10. Admittedly, there was no evidence with regard to the future prospects.

The Claims Tribunal granted future prospects while relying on the judgment of this Court in Santosha Devi v. Abdul Kareem & Ors. MAC APP.440/2009, decided on 08.10.2009; Reshm & Ors. v. Harish Kaushik & Ors., MAC APP.560/2007, decided on 11.12.2009; and Kiran Devi & Ors. v. Surjeet Yadav & Ors., MAC APP.511/2009, decided on 18.01.2010.

11. This Court in Rakhi v. Satish Kumar & Ors. (MAC. APP. 390/2011) decided on 16.07.2012, referred to the reports of the Supreme Court in General Manager, Kerala State Road Transport Corporation, Trivandrum v. Susamma Thomas (Mrs.) and Ors. (1994) 2 SCC 176, Sarla Dixit v. Balwant Yadav, (1996) 3 SCC 179, Bijoy Kumar Dugar v. Bidya Dhar Dutta & Ors, (2006) 3 SCC 242, Sarla Verma & Ors. v. Delhi Transport Corporation & Anr, (2009) 6 SCC 121 and Santosh Devi v. National Insurance Company Ltd. & Ors., 2012 (4) SCALE 559 and held that as per Santosh Devi even in the absence of any evidence as to future prospects an increase of 30% in the income has to be provided where the victim had fixed income or was a self employed person. Relevant portion of Santosh Devi is extracted hereunder:-

"14.....In our view, it will be naive to say that the wages or total emoluments/income of a person who is self-employed or who is employed on a fixed salary without provision for annual increment, etc., would remain the same throughout his life. The rise in the cost of living affects everyone across the board. It does not make any distinction between rich and poor. As a matter of fact, the effect of

rise in prices which directly impacts the cost of living is minimal on the rich and maximum on those who are self- employed or who get fixed income/emoluments. They are the worst affected people. Therefore, they put extra efforts to generate additional income necessary for sustaining their families. The salaries of those employed under the Central and State Governments and their agencies/instrumentalities have been revised from time to time to provide a cushion against the rising prices and provisions have been made for providing security to the families of the deceased employees. The salaries of those employed in private sectors have also increased manifold. Till about two decades ago, nobody could have imagined that salary of Class IV employee of the Government would be in five figures and total emoluments of those in higher echelons of service will cross the figure of rupees one lac. Although, the wages/income of those employed in unorganized sectors has not registered a corresponding increase and has not kept pace with the increase in the salaries of the Government employees and those employed in private sectors but it cannot be denied that there has been incremental enhancement in the income of those who are self-employed and even those engaged on daily basis, monthly basis or even seasonal basis. We can take judicial notice of the fact that with a view to meet the challenges posed by high cost of living, the persons falling in the latter category periodically increase the cost of their labour. In this context, it may be useful to give an example of a tailor who earns his livelihood by stitching cloths. If the cost of living increases and the prices of essentials go up, it is but natural for him to increase the cost of his labour. So will be the cases of ordinary skilled and unskilled labour, like, barber, blacksmith, cobbler, mason etc. Therefore, we do not think that while making the observations in the last three lines of paragraph 24 of Sarla Verma's judgment, the Court had intended to lay down an absolute rule that there will be no addition in the income of a person who is self-employed or who is paid fixed wages. Rather, it would be reasonable to say that a person who is self-employed or is engaged on fixed wages will also get 30 per cent increase in his total income over a period of time

and if he / she becomes victim of accident then the same formula deserves to be applied for calculating the amount of compensation."

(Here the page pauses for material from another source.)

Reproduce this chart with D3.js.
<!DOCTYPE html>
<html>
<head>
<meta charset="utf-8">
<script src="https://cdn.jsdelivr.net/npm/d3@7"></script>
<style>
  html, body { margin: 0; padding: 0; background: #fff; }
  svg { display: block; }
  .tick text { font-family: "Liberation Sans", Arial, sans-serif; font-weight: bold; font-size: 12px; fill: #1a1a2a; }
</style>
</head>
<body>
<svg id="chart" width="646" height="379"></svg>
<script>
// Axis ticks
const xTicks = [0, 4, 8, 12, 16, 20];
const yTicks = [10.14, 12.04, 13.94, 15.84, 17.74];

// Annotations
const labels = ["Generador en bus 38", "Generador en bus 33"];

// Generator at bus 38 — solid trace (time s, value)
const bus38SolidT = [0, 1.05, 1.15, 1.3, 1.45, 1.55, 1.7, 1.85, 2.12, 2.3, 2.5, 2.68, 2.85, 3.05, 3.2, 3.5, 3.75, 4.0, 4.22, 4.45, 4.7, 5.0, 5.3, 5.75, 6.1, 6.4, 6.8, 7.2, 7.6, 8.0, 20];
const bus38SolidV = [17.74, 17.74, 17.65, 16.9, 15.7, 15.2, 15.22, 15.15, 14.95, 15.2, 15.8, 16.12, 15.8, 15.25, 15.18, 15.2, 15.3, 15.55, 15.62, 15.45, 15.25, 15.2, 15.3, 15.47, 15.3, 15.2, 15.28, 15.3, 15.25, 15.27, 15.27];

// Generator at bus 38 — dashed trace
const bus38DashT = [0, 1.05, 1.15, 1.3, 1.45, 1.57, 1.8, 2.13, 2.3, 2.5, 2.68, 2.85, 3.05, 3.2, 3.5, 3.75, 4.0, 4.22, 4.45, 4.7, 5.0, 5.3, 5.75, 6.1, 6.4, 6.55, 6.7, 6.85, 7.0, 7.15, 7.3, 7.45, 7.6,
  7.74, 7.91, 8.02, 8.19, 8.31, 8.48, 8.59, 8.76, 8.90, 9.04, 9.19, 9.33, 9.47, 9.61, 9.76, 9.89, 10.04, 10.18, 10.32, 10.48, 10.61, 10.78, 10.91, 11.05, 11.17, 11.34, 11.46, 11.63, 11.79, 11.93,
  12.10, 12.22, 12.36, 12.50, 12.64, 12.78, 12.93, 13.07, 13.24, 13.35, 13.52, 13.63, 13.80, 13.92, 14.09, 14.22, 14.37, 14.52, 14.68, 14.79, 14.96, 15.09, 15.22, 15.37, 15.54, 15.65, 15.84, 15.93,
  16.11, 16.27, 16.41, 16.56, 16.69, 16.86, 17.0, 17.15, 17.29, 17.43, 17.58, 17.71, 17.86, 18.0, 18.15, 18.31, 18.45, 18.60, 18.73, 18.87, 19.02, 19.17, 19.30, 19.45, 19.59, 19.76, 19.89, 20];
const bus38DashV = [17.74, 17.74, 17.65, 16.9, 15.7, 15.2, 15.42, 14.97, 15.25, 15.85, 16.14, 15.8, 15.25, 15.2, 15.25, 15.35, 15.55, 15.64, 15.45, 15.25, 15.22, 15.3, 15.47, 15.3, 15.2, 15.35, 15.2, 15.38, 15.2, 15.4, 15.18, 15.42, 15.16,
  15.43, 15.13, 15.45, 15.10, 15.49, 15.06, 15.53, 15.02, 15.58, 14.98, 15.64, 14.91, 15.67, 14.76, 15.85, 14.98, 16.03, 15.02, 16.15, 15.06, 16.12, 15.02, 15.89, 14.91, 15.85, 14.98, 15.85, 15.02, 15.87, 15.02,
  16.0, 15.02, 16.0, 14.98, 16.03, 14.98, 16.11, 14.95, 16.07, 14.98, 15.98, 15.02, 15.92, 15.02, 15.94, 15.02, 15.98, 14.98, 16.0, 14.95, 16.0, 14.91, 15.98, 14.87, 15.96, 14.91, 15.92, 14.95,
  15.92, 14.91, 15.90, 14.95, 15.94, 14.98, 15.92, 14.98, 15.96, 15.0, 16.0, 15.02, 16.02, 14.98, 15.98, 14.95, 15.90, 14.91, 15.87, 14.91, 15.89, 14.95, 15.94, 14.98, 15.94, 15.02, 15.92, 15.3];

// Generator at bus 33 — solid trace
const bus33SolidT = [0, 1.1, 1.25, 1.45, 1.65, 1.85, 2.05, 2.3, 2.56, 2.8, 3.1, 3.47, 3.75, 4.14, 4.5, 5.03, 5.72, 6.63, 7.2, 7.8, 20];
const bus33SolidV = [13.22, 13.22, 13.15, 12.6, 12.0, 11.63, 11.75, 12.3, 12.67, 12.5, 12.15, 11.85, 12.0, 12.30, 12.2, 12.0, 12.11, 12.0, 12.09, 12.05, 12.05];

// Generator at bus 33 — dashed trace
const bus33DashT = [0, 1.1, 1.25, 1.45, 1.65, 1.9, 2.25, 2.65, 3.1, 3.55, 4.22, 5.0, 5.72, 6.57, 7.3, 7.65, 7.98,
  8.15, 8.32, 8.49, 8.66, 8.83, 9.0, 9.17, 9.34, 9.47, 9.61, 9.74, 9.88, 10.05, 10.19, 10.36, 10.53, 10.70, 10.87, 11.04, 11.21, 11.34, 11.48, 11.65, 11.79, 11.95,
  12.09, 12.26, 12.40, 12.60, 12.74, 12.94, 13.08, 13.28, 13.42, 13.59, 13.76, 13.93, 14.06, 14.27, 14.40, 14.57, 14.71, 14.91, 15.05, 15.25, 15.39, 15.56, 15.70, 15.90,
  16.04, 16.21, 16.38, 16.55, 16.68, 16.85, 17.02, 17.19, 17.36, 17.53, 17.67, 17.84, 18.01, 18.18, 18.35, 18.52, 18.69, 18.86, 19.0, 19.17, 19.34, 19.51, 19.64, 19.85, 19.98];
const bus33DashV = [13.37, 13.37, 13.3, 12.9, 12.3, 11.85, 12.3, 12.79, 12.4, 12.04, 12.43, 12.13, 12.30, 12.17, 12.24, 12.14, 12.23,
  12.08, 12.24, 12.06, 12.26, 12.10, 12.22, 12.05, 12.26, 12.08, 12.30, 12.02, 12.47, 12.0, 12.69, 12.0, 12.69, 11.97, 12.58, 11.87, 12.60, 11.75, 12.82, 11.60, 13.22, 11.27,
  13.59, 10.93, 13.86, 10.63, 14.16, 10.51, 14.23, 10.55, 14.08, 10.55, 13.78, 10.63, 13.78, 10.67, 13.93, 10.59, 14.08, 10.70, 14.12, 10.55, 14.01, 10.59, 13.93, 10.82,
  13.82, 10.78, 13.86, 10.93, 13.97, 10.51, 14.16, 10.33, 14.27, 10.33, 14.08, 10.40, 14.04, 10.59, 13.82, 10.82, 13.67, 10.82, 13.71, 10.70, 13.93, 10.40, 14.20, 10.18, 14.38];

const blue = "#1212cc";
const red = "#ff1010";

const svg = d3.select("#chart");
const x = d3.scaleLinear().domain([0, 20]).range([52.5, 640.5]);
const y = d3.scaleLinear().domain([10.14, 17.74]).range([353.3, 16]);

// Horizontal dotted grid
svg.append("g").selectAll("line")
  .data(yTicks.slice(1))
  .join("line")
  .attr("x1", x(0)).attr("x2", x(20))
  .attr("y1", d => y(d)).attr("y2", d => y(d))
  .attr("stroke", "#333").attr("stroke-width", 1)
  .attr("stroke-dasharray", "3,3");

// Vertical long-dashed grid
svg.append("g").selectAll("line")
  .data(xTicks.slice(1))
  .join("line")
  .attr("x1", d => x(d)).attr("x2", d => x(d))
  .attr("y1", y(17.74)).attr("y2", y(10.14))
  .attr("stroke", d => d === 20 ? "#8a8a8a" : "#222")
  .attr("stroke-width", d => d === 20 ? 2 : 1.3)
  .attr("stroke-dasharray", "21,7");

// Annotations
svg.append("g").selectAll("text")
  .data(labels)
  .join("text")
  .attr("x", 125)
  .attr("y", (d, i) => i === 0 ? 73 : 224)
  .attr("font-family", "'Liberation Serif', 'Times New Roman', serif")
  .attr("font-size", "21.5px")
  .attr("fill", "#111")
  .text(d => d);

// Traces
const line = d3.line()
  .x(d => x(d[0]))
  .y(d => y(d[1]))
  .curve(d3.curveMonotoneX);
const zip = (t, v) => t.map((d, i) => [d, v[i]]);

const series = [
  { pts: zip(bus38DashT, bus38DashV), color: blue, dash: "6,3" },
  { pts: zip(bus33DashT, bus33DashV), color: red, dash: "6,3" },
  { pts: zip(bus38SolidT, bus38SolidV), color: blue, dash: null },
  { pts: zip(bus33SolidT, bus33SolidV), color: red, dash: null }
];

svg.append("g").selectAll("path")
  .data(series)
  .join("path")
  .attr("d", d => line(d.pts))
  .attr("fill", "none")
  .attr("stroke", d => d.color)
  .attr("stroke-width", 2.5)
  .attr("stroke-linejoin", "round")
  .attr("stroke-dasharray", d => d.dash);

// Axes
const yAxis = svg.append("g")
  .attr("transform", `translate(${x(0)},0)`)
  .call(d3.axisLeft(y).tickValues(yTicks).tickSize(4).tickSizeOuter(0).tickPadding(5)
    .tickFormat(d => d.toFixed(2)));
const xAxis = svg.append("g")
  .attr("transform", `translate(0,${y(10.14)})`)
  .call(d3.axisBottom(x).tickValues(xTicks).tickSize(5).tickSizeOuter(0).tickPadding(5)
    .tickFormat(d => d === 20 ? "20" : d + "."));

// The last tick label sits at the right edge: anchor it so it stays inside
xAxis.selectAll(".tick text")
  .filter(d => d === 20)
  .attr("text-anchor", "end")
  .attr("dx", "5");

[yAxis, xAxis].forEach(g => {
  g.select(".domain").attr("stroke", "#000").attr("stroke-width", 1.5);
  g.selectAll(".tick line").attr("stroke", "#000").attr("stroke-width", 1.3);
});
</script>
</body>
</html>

12. Since there was no evidence with regard to the deceased's future prospects, addition of only 30% in the deceased's income could have been made to compute the loss of dependency.

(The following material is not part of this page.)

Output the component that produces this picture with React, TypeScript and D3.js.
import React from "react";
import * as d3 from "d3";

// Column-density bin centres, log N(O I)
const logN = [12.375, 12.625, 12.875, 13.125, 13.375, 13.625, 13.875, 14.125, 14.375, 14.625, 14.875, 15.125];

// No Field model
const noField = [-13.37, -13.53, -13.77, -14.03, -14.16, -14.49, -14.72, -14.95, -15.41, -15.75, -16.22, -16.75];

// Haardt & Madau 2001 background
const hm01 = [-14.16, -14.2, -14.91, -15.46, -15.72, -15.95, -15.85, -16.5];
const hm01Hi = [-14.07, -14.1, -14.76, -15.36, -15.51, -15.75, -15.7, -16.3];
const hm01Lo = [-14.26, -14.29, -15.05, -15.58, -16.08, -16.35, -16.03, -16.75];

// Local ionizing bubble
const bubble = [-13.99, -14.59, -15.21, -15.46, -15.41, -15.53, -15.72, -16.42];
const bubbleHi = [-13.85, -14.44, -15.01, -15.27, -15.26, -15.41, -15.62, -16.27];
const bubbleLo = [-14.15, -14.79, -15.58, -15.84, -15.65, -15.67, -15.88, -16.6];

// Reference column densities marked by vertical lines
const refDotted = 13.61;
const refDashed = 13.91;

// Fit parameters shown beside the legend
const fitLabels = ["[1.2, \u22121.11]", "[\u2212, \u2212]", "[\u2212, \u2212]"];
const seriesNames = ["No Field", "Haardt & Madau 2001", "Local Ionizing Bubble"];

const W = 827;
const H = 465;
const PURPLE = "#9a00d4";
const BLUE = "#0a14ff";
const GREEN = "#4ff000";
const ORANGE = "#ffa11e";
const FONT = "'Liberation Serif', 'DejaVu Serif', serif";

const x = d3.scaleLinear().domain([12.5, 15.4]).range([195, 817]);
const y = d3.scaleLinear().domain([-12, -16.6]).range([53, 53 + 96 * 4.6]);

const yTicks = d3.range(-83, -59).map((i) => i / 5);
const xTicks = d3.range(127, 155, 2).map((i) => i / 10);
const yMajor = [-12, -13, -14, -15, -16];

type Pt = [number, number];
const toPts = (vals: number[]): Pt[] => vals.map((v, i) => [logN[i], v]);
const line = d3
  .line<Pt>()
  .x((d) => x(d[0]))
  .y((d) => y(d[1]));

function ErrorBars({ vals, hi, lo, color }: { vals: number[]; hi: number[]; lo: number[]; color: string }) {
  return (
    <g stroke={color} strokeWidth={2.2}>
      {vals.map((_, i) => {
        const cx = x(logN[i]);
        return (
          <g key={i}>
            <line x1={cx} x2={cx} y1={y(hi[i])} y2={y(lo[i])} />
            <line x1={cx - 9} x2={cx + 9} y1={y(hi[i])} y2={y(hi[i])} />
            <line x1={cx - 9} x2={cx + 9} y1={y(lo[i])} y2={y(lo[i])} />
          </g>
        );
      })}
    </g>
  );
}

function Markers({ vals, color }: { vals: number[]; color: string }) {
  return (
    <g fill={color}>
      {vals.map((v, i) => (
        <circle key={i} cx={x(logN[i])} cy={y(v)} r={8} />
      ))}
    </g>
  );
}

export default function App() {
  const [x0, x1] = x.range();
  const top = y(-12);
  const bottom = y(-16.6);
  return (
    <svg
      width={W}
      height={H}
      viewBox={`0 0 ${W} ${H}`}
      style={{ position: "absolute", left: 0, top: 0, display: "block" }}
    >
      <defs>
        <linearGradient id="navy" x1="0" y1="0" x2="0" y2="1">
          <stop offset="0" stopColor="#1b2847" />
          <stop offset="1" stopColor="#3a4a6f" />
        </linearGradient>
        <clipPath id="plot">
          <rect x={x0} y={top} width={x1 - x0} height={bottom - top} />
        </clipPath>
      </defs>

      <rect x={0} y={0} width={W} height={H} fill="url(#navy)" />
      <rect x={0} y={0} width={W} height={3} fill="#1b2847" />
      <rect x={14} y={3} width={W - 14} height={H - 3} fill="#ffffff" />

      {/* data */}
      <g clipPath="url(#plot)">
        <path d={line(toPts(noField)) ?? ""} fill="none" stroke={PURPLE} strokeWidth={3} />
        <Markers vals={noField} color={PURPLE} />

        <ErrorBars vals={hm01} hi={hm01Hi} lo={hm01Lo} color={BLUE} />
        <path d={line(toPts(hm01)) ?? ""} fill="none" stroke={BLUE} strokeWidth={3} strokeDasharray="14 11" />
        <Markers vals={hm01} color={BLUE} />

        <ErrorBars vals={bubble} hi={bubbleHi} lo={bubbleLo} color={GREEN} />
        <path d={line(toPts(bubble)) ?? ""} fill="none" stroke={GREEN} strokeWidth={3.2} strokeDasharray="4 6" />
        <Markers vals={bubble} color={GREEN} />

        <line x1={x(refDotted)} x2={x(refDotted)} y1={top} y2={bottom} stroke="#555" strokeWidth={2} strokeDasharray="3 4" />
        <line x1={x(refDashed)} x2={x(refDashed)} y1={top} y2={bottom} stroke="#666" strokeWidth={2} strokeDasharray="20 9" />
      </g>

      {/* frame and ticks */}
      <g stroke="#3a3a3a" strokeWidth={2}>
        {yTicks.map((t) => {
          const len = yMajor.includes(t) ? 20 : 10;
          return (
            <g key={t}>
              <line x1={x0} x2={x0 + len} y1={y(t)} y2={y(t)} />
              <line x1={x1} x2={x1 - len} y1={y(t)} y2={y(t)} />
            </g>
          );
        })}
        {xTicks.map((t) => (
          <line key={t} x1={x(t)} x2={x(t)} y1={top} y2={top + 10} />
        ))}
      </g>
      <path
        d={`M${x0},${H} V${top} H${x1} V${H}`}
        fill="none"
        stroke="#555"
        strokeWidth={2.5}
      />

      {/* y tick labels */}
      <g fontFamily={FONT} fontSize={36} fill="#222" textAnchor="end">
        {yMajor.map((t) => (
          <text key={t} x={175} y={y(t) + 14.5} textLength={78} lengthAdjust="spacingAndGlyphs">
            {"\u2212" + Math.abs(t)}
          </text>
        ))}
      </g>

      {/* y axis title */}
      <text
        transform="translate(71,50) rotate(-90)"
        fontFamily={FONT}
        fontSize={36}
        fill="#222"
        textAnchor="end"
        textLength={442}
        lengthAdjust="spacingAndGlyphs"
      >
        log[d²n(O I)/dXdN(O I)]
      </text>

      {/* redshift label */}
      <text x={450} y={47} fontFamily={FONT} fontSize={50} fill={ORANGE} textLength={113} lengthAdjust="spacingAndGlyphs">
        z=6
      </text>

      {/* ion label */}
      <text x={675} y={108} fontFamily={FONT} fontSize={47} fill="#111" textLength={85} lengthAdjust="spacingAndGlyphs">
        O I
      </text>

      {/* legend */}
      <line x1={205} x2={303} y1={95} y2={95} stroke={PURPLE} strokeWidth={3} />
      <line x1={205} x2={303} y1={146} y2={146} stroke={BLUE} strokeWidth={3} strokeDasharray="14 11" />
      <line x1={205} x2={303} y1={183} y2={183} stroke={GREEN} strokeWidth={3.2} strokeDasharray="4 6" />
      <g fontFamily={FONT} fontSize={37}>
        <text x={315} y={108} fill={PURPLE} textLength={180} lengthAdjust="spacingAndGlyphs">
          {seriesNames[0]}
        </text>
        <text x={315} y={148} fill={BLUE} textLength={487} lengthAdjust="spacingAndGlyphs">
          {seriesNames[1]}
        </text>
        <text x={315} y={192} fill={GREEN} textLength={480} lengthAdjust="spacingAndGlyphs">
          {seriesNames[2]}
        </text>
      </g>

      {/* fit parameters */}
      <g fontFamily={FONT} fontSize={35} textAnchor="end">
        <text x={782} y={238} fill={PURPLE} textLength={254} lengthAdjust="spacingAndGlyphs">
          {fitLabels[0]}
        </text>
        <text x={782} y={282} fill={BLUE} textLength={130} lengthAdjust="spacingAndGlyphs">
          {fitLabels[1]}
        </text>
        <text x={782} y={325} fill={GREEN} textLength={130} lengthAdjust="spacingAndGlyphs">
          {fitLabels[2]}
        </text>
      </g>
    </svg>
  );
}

13. In view of the above discussion, the loss of dependency comes to `8,51,760/- (5850/- + 30% x 2/3 x 12 x 14).

14. The award of compensation of `5,000/- each towards loss to estate and funeral expenses is on the lower side. The same is enhanced to `10,000/- each. The award of compensation of `30,000/- towards loss of love and affection is maintained.

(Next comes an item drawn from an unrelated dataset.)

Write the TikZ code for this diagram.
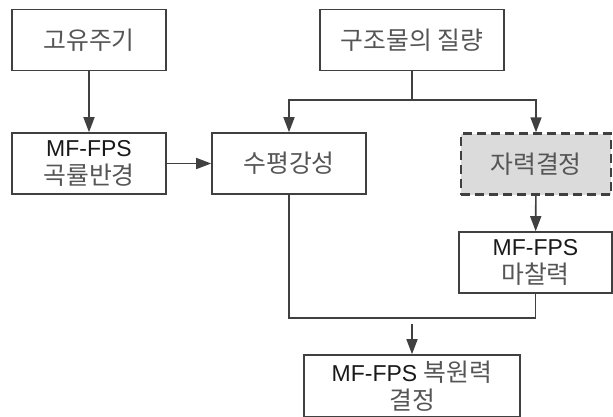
\documentclass[tikz,border=0pt]{standalone}
\usepackage{fontspec}
\setmainfont{Liberation Sans}
\newfontfamily\krfont[Scale=1.08,Color=555555]{Noto Sans CJK KR}
\usepackage{tikz}
\usetikzlibrary{positioning,calc,arrows.meta}
\definecolor{boxline}{rgb}{0.25, 0.25, 0.25}
\definecolor{selfgray}{rgb}{0.86, 0.86, 0.86}

\begin{document}
\begin{tikzpicture}[x=1pt,y=-1pt,>={Triangle[length=15pt,width=11pt]},
                line width=1.6pt,draw=boxline,
                main box/.style={rectangle,draw=boxline,line width=1.6pt,minimum height=61pt,
                  inner sep=0pt,align=center,text=black!90,
                  font=\fontsize{23}{28}\selectfont},
                dash box/.style={main box,fill=selfgray,dash pattern=on 9pt off 5pt,line width=2.4pt}]
\useasboundingbox (0,0) rectangle (613,416);
%Nodes
    \node[main box, minimum width=154pt] (period) at (89,40) {\krfont 고유주기};
    \node[main box, minimum width=184pt] (mass) at (412,40) {\krfont 구조물의 질량};
    \node[main box, minimum width=154pt] (radius) at (89,163.5) {MF-FPS\\{\krfont 곡률반경}};
    \node[main box, minimum width=154pt] (stiff) at (289,163.5) {\krfont 수평강성};
    \node[dash box, minimum width=150pt] (selfw) at (536,164) {\krfont 자력결정};
    \node[main box, minimum width=153pt] (fric) at (535.5,262.5) {MF-FPS\\{\krfont 마찰력}};
    \node[main box, minimum width=216pt, minimum height=62pt] (restore) at (412,386) {MF-FPS {\krfont 복원력}\\{\krfont 결정}};
    \coordinate (split) at (412,100);
    \coordinate (merge) at (412,318);
    \coordinate (mergeout) at (412,324);

    \path[->] (period) edge (radius);
    \path[->] (radius) edge (stiff);
    \path[->] (selfw) edge (fric);
    \draw (mass) -- (split);
    \draw[->] (split) -| (stiff.north);
    \draw[->] (split) -| (selfw.north);
    \draw (stiff.south) |- (merge) -| (fric.south);
    \path[->] (mergeout) edge (restore.north);
\end{tikzpicture}
\end{document}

15. The overall compensation thus comes to `9,01,760/- which shall carry interest @ 7.5% per annum from the date of filing of the Petition till its payment.

16. The Compensation payable shall be released to the Claimants in terms of the order passed by the Claims Tribunal.

17. The excess amount of `4,01,840/- along with proportionate interest and the interest accrued, if any, during the pendency of the Appeal shall be refunded to the Appellant Insurance Company.

18. The statutory deposit of `25,000/- shall be refunded to the Appellant Insurance Company.

19. The Appeal is allowed in above terms.

20. Pending Applications also stand disposed of.